_Recorded information_
□ □ □ □
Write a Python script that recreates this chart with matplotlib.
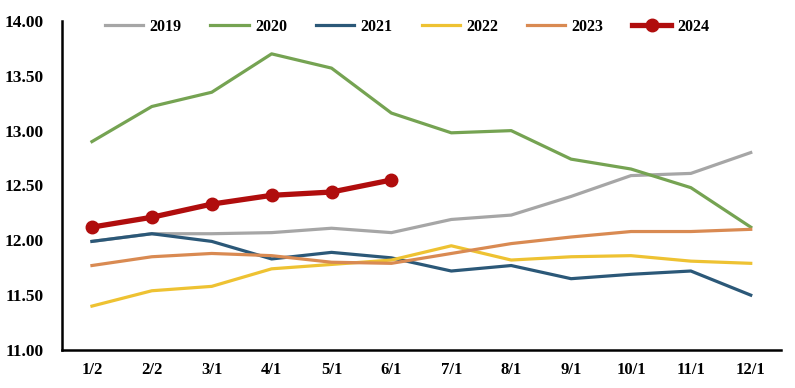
import matplotlib
matplotlib.use("Agg")
import matplotlib.pyplot as plt
import numpy as np

plt.rcParams['font.family'] = ['Liberation Serif', 'DejaVu Serif']
plt.rcParams['font.weight'] = 'bold'

months = ["1/2", "2/2", "3/1", "4/1", "5/1", "6/1",
          "7/1", "8/1", "9/1", "10/1", "11/1", "12/1"]

y2019 = [11.99, 12.06, 12.06, 12.07, 12.11, 12.07, 12.19, 12.23, 12.40, 12.59, 12.61, 12.80]
y2020 = [12.90, 13.22, 13.35, 13.70, 13.57, 13.16, 12.98, 13.00, 12.74, 12.65, 12.48, 12.12]
y2021 = [11.99, 12.06, 11.99, 11.83, 11.89, 11.84, 11.72, 11.77, 11.65, 11.69, 11.72, 11.50]
y2022 = [11.40, 11.54, 11.58, 11.74, 11.78, 11.82, 11.95, 11.82, 11.85, 11.86, 11.81, 11.79]
y2023 = [11.77, 11.85, 11.88, 11.86, 11.80, 11.79, 11.88, 11.97, 12.03, 12.08, 12.08, 12.10]
y2024 = [12.12, 12.21, 12.33, 12.41, 12.44, 12.55]

series = [
    ("2019", y2019, "#A6A6A6"),
    ("2020", y2020, "#75A352"),
    ("2021", y2021, "#2B5878"),
    ("2022", y2022, "#EEC232"),
    ("2023", y2023, "#D98A52"),
]

fig = plt.figure(figsize=(7.95, 3.88), dpi=100)
ax = fig.add_axes([0.078, 0.098, 0.904, 0.848])

x = np.arange(len(months))
for name, vals, color in series:
    ax.plot(x, vals, color=color, lw=2.3, label=name)
ax.plot(x[:len(y2024)], y2024, color="#B00D0D", lw=3.8, marker="o",
        markersize=9, label="2024")

ax.set_xlim(-0.5, 11.5)
ax.set_ylim(11, 14)
ax.set_yticks(np.arange(11, 14.01, 0.5))
ax.set_yticklabels([f"{v:.2f}" for v in np.arange(11, 14.01, 0.5)])
ax.set_xticks(x)
ax.set_xticklabels(months)

for side in ("top", "right"):
    ax.spines[side].set_visible(False)
for side in ("left", "bottom"):
    ax.spines[side].set_linewidth(1.8)
    ax.spines[side].set_color("black")

ax.tick_params(axis="y", length=0, pad=13, labelsize=12.5)
ax.tick_params(axis="x", length=0, pad=9, labelsize=12)

ax.legend(loc="center", bbox_to_anchor=(0.48, 0.982), ncol=6, frameon=False,
          prop={"size": 11.5, "weight": "bold"}, handlelength=2.4,
          handletextpad=0.4, columnspacing=1.8)

fig.savefig("out.png", dpi=100)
□ □ □ □
Return exactly what appears from the opening line of the material through the line with "plt.rcParams['font.weight'] = 'bold'", apart from the pictures.

_Exercise solution_
Write a Python script that recreates this chart with matplotlib.
import matplotlib
matplotlib.use("Agg")
import matplotlib.pyplot as plt
import numpy as np

plt.rcParams['font.family'] = ['Liberation Serif', 'DejaVu Serif']
plt.rcParams['font.weight'] = 'bold'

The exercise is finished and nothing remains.